[Dataset entries]
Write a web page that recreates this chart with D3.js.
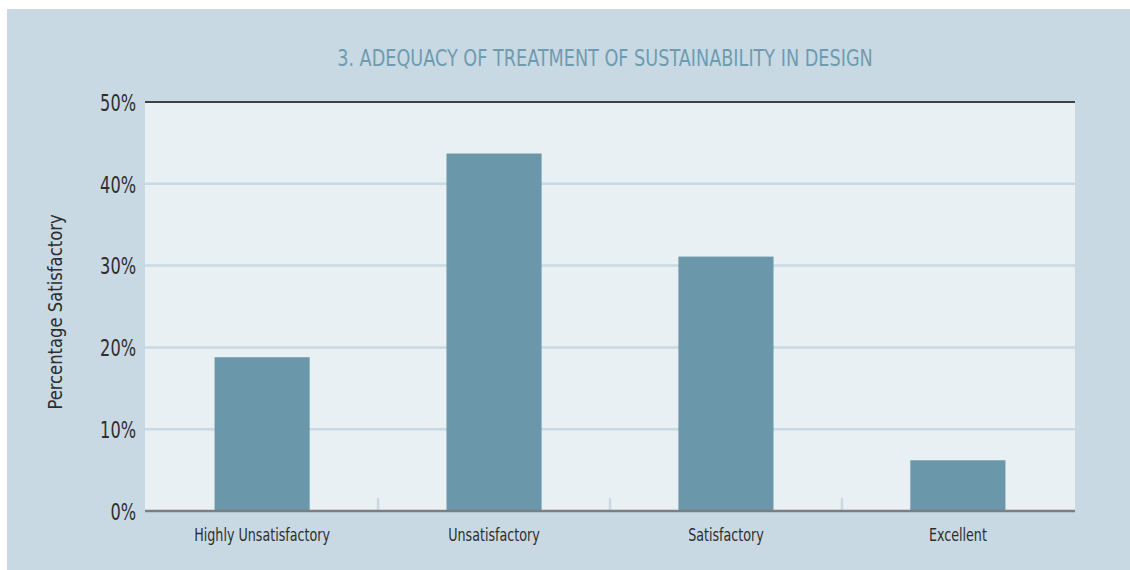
<!DOCTYPE html>
<html>
<head>
<meta charset="utf-8">
<script src="https://cdn.jsdelivr.net/npm/d3@7/dist/d3.min.js"></script>
<style>
  html, body { margin: 0; padding: 0; background: #ffffff; }
  svg { display: block; }
  text { font-family: "DejaVu Sans Condensed", "DejaVu Sans", sans-serif; font-stretch: condensed; }
</style>
</head>
<body>
<svg id="chart" width="1130" height="570"></svg>
<script>
// Survey responses: share of respondents per rating
const categories = ["Highly Unsatisfactory", "Unsatisfactory", "Satisfactory", "Excellent"];
const percentages = [18.8, 43.7, 31.1, 6.2];
const yTicks = [0, 10, 20, 30, 40, 50];
const chartTitle = "3. ADEQUACY OF TREATMENT OF SUSTAINABILITY IN DESIGN";
const yAxisTitle = "Percentage Satisfactory";

const svg = d3.select("#chart");
const W = 1130, H = 570;
const margin = { top: 102, right: 55, bottom: 59, left: 145 };
const innerW = W - margin.left - margin.right;
const innerH = H - margin.top - margin.bottom;

// narrow a text run horizontally by factor k (condensed look)
function condense(sel, k) {
  sel.each(function () {
    const len = this.getComputedTextLength();
    d3.select(this).attr("textLength", len * k).attr("lengthAdjust", "spacingAndGlyphs");
  });
}

// panel background
svg.append("rect").attr("x", 7).attr("y", 9).attr("width", W - 7).attr("height", H - 9)
  .attr("fill", "#c9d9e3");

const x = d3.scaleBand().domain(categories).range([0, innerW]).paddingInner(0.59).paddingOuter(0.3);
const y = d3.scaleLinear().domain([0, 50]).range([innerH, 0]);

const g = svg.append("g").attr("transform", `translate(${margin.left},${margin.top})`);

// plot area
g.append("rect").attr("width", innerW).attr("height", innerH).attr("fill", "#e8f0f4");

// horizontal gridlines
g.selectAll("line.grid").data(yTicks.filter(t => t > 0 && t < 50)).join("line")
  .attr("class", "grid")
  .attr("x1", 0).attr("x2", innerW)
  .attr("y1", d => y(d)).attr("y2", d => y(d))
  .attr("stroke", "#c9d9e3").attr("stroke-width", 2.5);

// separators between categories
const bandStep = x.step();
g.selectAll("line.sep").data(categories.slice(1)).join("line")
  .attr("class", "sep")
  .attr("x1", d => x(d) - x.paddingInner() * bandStep / 2)
  .attr("x2", d => x(d) - x.paddingInner() * bandStep / 2)
  .attr("y1", innerH - 13).attr("y2", innerH)
  .attr("stroke", "#c9d9e3").attr("stroke-width", 2.5);

// bars
g.selectAll("rect.bar").data(percentages).join("rect")
  .attr("class", "bar")
  .attr("x", (d, i) => x(categories[i]))
  .attr("width", x.bandwidth())
  .attr("y", d => y(d))
  .attr("height", d => innerH - y(d))
  .attr("fill", "#6a97aa");

// top border and baseline
g.append("line").attr("x1", 0).attr("x2", innerW).attr("y1", y(50)).attr("y2", y(50))
  .attr("stroke", "#3f4244").attr("stroke-width", 2);
g.append("line").attr("x1", 0).attr("x2", innerW).attr("y1", y(0)).attr("y2", y(0))
  .attr("stroke", "#7b7f82").attr("stroke-width", 2.5);

// y axis labels
const yAxis = d3.axisLeft(y).tickValues(yTicks).tickFormat(d => d + "%").tickSize(0).tickPadding(9);
const yg = g.append("g").call(yAxis);
yg.select(".domain").remove();
yg.selectAll("text").attr("font-size", 23).attr("fill", "#2e2e2e").attr("dy", "0.36em")
  .call(condense, 0.78);

// x axis labels
const xAxis = d3.axisBottom(x).tickSize(0).tickPadding(18);
const xg = g.append("g").attr("transform", `translate(0,${innerH})`).call(xAxis);
xg.select(".domain").remove();
xg.selectAll("text").attr("font-size", 17).attr("fill", "#2e2e2e").attr("dy", "0.71em")
  .call(condense, 0.83);

// title
svg.append("text")
  .attr("x", 605).attr("y", 66)
  .attr("text-anchor", "middle")
  .attr("font-size", 23)
  .attr("fill", "#6d9cb1")
  .text(chartTitle)
  .call(condense, 0.853);

// y axis title
svg.append("text")
  .attr("transform", `translate(62,312) rotate(-90)`)
  .attr("text-anchor", "middle")
  .attr("font-size", 19)
  .attr("fill", "#2e2e2e")
  .text(yAxisTitle)
  .call(condense, 0.96);
</script>
</body>
</html>
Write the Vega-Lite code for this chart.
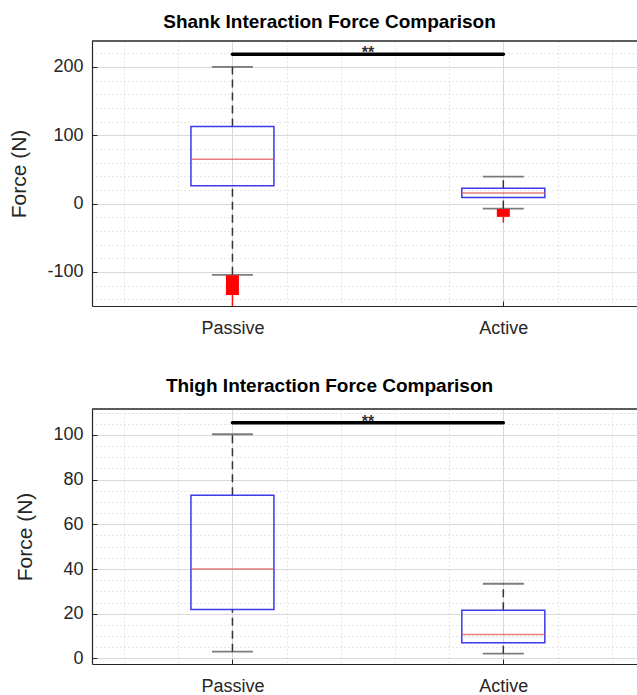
{
  "$schema": "https://vega.github.io/schema/vega-lite/v6.json",
  "background": "white",
  "padding": {"left": 8, "top": 13, "right": 0, "bottom": 0},
  "spacing": 39,
  "config": {
    "view": {"stroke": null},
    "font": "Liberation Sans",
    "title": {"font": "Liberation Sans", "fontSize": 19, "fontWeight": "bold", "color": "#000000", "offset": 8, "frame": "group"},
    "axis": {
      "labelFont": "Liberation Sans", "labelFontSize": 18, "labelColor": "#262626", "labelOverlap": false,
      "titleFont": "Liberation Sans", "titleFontSize": 21, "titleFontWeight": "normal", "titleColor": "#262626",
      "domainColor": "#262626", "domainWidth": 1.2, "tickColor": "#262626", "tickSize": -5, "tickWidth": 1,
      "grid": true
    }
  },
  "datasets": {
    "shank": [
      {"group": "Passive", "pos": 1, "lo": -104.4, "q1": 25.9, "median": 64.9, "q3": 112.7, "hi": 200, "outLo": -134, "outHi": -105, "tailLo": -150, "tailHi": -134},
      {"group": "Active", "pos": 2, "lo": -7.3, "q1": 8.8, "median": 15.6, "q3": 22.4, "hi": 39.5, "outLo": -19.5, "outHi": -8, "tailLo": -28, "tailHi": -19.5}
    ],
    "thigh": [
      {"group": "Passive", "pos": 1, "lo": 3.0, "q1": 21.9, "median": 40.0, "q3": 73.0, "hi": 100.3},
      {"group": "Active", "pos": 2, "lo": 2.1, "q1": 7.0, "median": 10.7, "q3": 21.5, "hi": 33.4}
    ]
  },
  "vconcat": [
    {
      "title": {"text": "Shank Interaction Force Comparison", "dx": -35},
      "width": 545,
      "height": 265,
      "data": {"name": "shank"},
      "layer": [
        {
          "mark": {"type": "rule", "color": "#333333", "strokeWidth": 1.5, "strokeDash": [8, 5]},
          "encoding": {
            "x": {"field": "pos", "type": "quantitative", "title": null,
              "scale": {"domain": [0.5, 2.475], "nice": false, "zero": false},
              "axis": {"values": [0.6, 0.8, 1, 1.2, 1.4, 1.6, 1.8, 2, 2.2, 2.4], "tickCount": 100,
                "labelExpr": "datum.value === 1 ? 'Passive' : (datum.value === 2 ? 'Active' : '')",
                "labelPadding": 18, "labelOverlap": false,
                "tickOpacity": {"condition": {"test": "datum.value === 1 || datum.value === 2", "value": 1}, "value": 0},
                "gridColor": {"condition": {"test": "datum.value === 1 || datum.value === 2", "value": "#d9d9d9"}, "value": "#cccccc"},
                "gridDash": {"condition": {"test": "datum.value === 1 || datum.value === 2", "value": []}, "value": [1, 3]}}},
            "y": {"field": "q3", "type": "quantitative", "title": "Force (N)",
              "scale": {"domain": [-150, 238], "nice": false, "zero": false},
              "axis": {"values": [-140, -120, -100, -80, -60, -40, -20, 0, 20, 40, 60, 80, 100, 120, 140, 160, 180, 200, 220], "tickCount": 100,
                "labelExpr": "datum.value % 100 === 0 ? '' + datum.value : ''",
                "labelPadding": 14, "titlePadding": 17, "labelOverlap": false,
                "tickOpacity": {"condition": {"test": "datum.value % 100 === 0", "value": 1}, "value": 0},
                "gridColor": {"condition": {"test": "datum.value % 100 === 0", "value": "#d9d9d9"}, "value": "#cccccc"},
                "gridDash": {"condition": {"test": "datum.value % 100 === 0", "value": []}, "value": [1, 3]}}},
            "y2": {"field": "hi"}
          }
        },
        {
          "mark": {"type": "rule", "color": "#333333", "strokeWidth": 1.5, "strokeDash": [8, 5]},
          "encoding": {
            "x": {"field": "pos", "type": "quantitative"},
            "y": {"field": "lo", "type": "quantitative", "title": "Force (N)"},
            "y2": {"field": "q1"}
          }
        },
        {
          "mark": {"type": "tick", "color": "#444444", "size": 41, "thickness": 1.8, "orient": "horizontal"},
          "encoding": {
            "x": {"field": "pos", "type": "quantitative"},
            "y": {"field": "hi", "type": "quantitative", "title": "Force (N)"}
          }
        },
        {
          "mark": {"type": "tick", "color": "#444444", "size": 41, "thickness": 1.8, "orient": "horizontal"},
          "encoding": {
            "x": {"field": "pos", "type": "quantitative"},
            "y": {"field": "lo", "type": "quantitative", "title": "Force (N)"}
          }
        },
        {
          "mark": {"type": "bar", "width": 83, "fill": "#ffffff", "fillOpacity": 0, "stroke": "#3a3ae8", "strokeWidth": 1.5},
          "encoding": {
            "x": {"field": "pos", "type": "quantitative"},
            "y": {"field": "q1", "type": "quantitative", "title": "Force (N)"},
            "y2": {"field": "q3"}
          }
        },
        {
          "mark": {"type": "tick", "color": "#e04a45", "size": 83, "thickness": 1.5, "orient": "horizontal"},
          "encoding": {
            "x": {"field": "pos", "type": "quantitative"},
            "y": {"field": "median", "type": "quantitative", "title": "Force (N)"}
          }
        },
        {
          "mark": {"type": "rule", "color": "#ff1010", "strokeWidth": 1.5},
          "encoding": {
            "x": {"field": "pos", "type": "quantitative"},
            "y": {"field": "tailLo", "type": "quantitative", "title": "Force (N)"},
            "y2": {"field": "tailHi"}
          }
        },
        {
          "mark": {"type": "bar", "width": 13, "color": "#ff0000"},
          "encoding": {
            "x": {"field": "pos", "type": "quantitative"},
            "y": {"field": "outLo", "type": "quantitative", "title": "Force (N)"},
            "y2": {"field": "outHi"}
          }
        },
        {
          "mark": {"type": "rule", "color": "#262626", "strokeWidth": 1.2},
          "encoding": {"y": {"datum": 238, "type": "quantitative", "title": "Force (N)"}}
        },
        {
          "data": {"values": [{"pos": 1, "to": 2, "level": 218.5}]},
          "mark": {"type": "rule", "color": "#000000", "strokeWidth": 3.5, "strokeCap": "round"},
          "encoding": {
            "x": {"field": "pos", "type": "quantitative"},
            "x2": {"field": "to"},
            "y": {"field": "level", "type": "quantitative", "title": "Force (N)"}
          }
        },
        {
          "data": {"values": [{"pos": 1.5, "level": 218.5, "label": "**"}]},
          "mark": {"type": "text", "fontSize": 16, "fontWeight": "bold", "color": "#333333", "baseline": "alphabetic", "dy": 4},
          "encoding": {
            "x": {"field": "pos", "type": "quantitative"},
            "y": {"field": "level", "type": "quantitative", "title": "Force (N)"},
            "text": {"field": "label"}
          }
        }
      ]
    },
    {
      "title": {"text": "Thigh Interaction Force Comparison", "dx": -35},
      "width": 545,
      "height": 255,
      "data": {"name": "thigh"},
      "layer": [
        {
          "mark": {"type": "rule", "color": "#333333", "strokeWidth": 1.5, "strokeDash": [8, 5]},
          "encoding": {
            "x": {"field": "pos", "type": "quantitative", "title": null,
              "scale": {"domain": [0.5, 2.475], "nice": false, "zero": false},
              "axis": {"values": [0.6, 0.8, 1, 1.2, 1.4, 1.6, 1.8, 2, 2.2, 2.4], "tickCount": 100,
                "labelExpr": "datum.value === 1 ? 'Passive' : (datum.value === 2 ? 'Active' : '')",
                "labelPadding": 18, "labelOverlap": false,
                "tickOpacity": {"condition": {"test": "datum.value === 1 || datum.value === 2", "value": 1}, "value": 0},
                "gridColor": {"condition": {"test": "datum.value === 1 || datum.value === 2", "value": "#d9d9d9"}, "value": "#cccccc"},
                "gridDash": {"condition": {"test": "datum.value === 1 || datum.value === 2", "value": []}, "value": [1, 3]}}},
            "y": {"field": "q3", "type": "quantitative", "title": "Force (N)",
              "scale": {"domain": [-2.5, 111.6], "nice": false, "zero": false},
              "axis": {"values": [0, 5, 10, 15, 20, 25, 30, 35, 40, 45, 50, 55, 60, 65, 70, 75, 80, 85, 90, 95, 100, 105, 110], "tickCount": 100,
                "labelExpr": "datum.value % 20 === 0 ? '' + datum.value : ''",
                "labelPadding": 14, "titlePadding": 17, "labelOverlap": false,
                "tickOpacity": {"condition": {"test": "datum.value % 20 === 0", "value": 1}, "value": 0},
                "gridColor": {"condition": {"test": "datum.value % 20 === 0", "value": "#d9d9d9"}, "value": "#cccccc"},
                "gridDash": {"condition": {"test": "datum.value % 20 === 0", "value": []}, "value": [1, 3]}}},
            "y2": {"field": "hi"}
          }
        },
        {
          "mark": {"type": "rule", "color": "#333333", "strokeWidth": 1.5, "strokeDash": [8, 5]},
          "encoding": {
            "x": {"field": "pos", "type": "quantitative"},
            "y": {"field": "lo", "type": "quantitative", "title": "Force (N)"},
            "y2": {"field": "q1"}
          }
        },
        {
          "mark": {"type": "tick", "color": "#444444", "size": 41, "thickness": 1.8, "orient": "horizontal"},
          "encoding": {
            "x": {"field": "pos", "type": "quantitative"},
            "y": {"field": "hi", "type": "quantitative", "title": "Force (N)"}
          }
        },
        {
          "mark": {"type": "tick", "color": "#444444", "size": 41, "thickness": 1.8, "orient": "horizontal"},
          "encoding": {
            "x": {"field": "pos", "type": "quantitative"},
            "y": {"field": "lo", "type": "quantitative", "title": "Force (N)"}
          }
        },
        {
          "mark": {"type": "bar", "width": 83, "fill": "#ffffff", "fillOpacity": 0, "stroke": "#3a3ae8", "strokeWidth": 1.5},
          "encoding": {
            "x": {"field": "pos", "type": "quantitative"},
            "y": {"field": "q1", "type": "quantitative", "title": "Force (N)"},
            "y2": {"field": "q3"}
          }
        },
        {
          "mark": {"type": "tick", "color": "#e04a45", "size": 83, "thickness": 1.5, "orient": "horizontal"},
          "encoding": {
            "x": {"field": "pos", "type": "quantitative"},
            "y": {"field": "median", "type": "quantitative", "title": "Force (N)"}
          }
        },
        {
          "mark": {"type": "rule", "color": "#262626", "strokeWidth": 1.2},
          "encoding": {"y": {"datum": 111.6, "type": "quantitative", "title": "Force (N)"}}
        },
        {
          "data": {"values": [{"pos": 1, "to": 2, "level": 105.5}]},
          "mark": {"type": "rule", "color": "#000000", "strokeWidth": 3.5, "strokeCap": "round"},
          "encoding": {
            "x": {"field": "pos", "type": "quantitative"},
            "x2": {"field": "to"},
            "y": {"field": "level", "type": "quantitative", "title": "Force (N)"}
          }
        },
        {
          "data": {"values": [{"pos": 1.5, "level": 105.5, "label": "**"}]},
          "mark": {"type": "text", "fontSize": 16, "fontWeight": "bold", "color": "#333333", "baseline": "alphabetic", "dy": 4},
          "encoding": {
            "x": {"field": "pos", "type": "quantitative"},
            "y": {"field": "level", "type": "quantitative", "title": "Force (N)"},
            "text": {"field": "label"}
          }
        }
      ]
    }
  ]
}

▶ _WHAT TO PRODUCE_
Reproduce exactly the run of lines that opens the listing and closes with the line holding "const innerH = H". Pictures are excluded.

▶ _RESPONSE TO THIS TASK_
Write a web page that recreates this chart with D3.js.
<!DOCTYPE html>
<html>
<head>
<meta charset="utf-8">
<script src="https://cdn.jsdelivr.net/npm/d3@7/dist/d3.min.js"></script>
<style>
  html, body { margin: 0; padding: 0; background: #ffffff; }
  svg { display: block; }
  text { font-family: "DejaVu Sans Condensed", "DejaVu Sans", sans-serif; font-stretch: condensed; }
</style>
</head>
<body>
<svg id="chart" width="1130" height="570"></svg>
<script>
// Survey responses: share of respondents per rating
const categories = ["Highly Unsatisfactory", "Unsatisfactory", "Satisfactory", "Excellent"];
const percentages = [18.8, 43.7, 31.1, 6.2];
const yTicks = [0, 10, 20, 30, 40, 50];
const chartTitle = "3. ADEQUACY OF TREATMENT OF SUSTAINABILITY IN DESIGN";
const yAxisTitle = "Percentage Satisfactory";

const svg = d3.select("#chart");
const W = 1130, H = 570;
const margin = { top: 102, right: 55, bottom: 59, left: 145 };
const innerW = W - margin.left - margin.right;
const innerH = H - margin.top - margin.bottom;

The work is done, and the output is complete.